Strangely, there is little information in the man pages
 (1) What a ports maintainer should put into pkg/MESSAGE, except for half
     a sentence in pkg_create(1), option -M: "Useful for things like
     legal notices on almost-free software, etc."
     The porting checklist on the web page says little, either.
 (2) What a user might expect to find in an install message.
     In particular, this might be useful to decide whether or not
     to use -M.

I'm aware of the ongoing discussion concerning merits and problems
of +DISPLAY files (and i agree some are rather bloaty, and i share
the bad habit of heeding them little because they are so numerous),
but for the time being, it might help to tell users (like tedu@ ;-)

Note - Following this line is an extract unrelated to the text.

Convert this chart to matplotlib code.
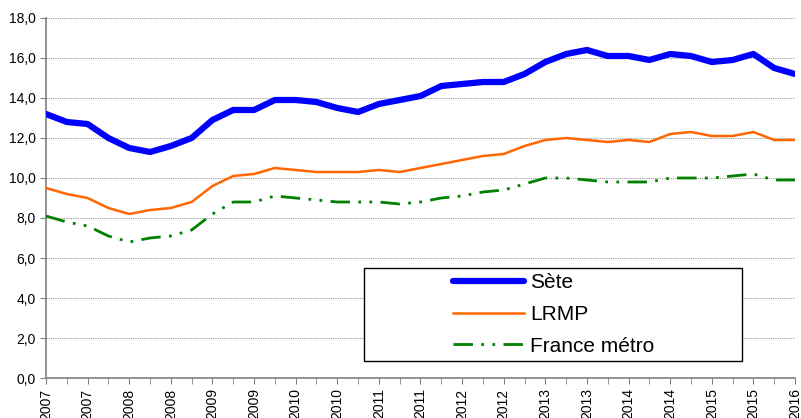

what to expect with the current state of affairs:


Index: pkg_info.1
===================================================================
RCS file: /cvs/src/usr.sbin/pkg_add/pkg_info.1,v
retrieving revision 1.30
diff -u -r1.30 pkg_info.1
--- pkg_info.1  26 Oct 2008 16:16:37 -0000      1.30
+++ pkg_info.1  13 Dec 2008 17:15:14 -0000
@@ -138,6 +138,8 @@
 This lets you add a special token to the start of each field.
 .It Fl M
 Show the install-message file (if any) for each package.
+If any step not documented in the manual must be taken before a package
+can be used, this file will often mention it.
 .It Fl P
 Show the pkgpath for each package.
 You can easily build a subdirlist with this.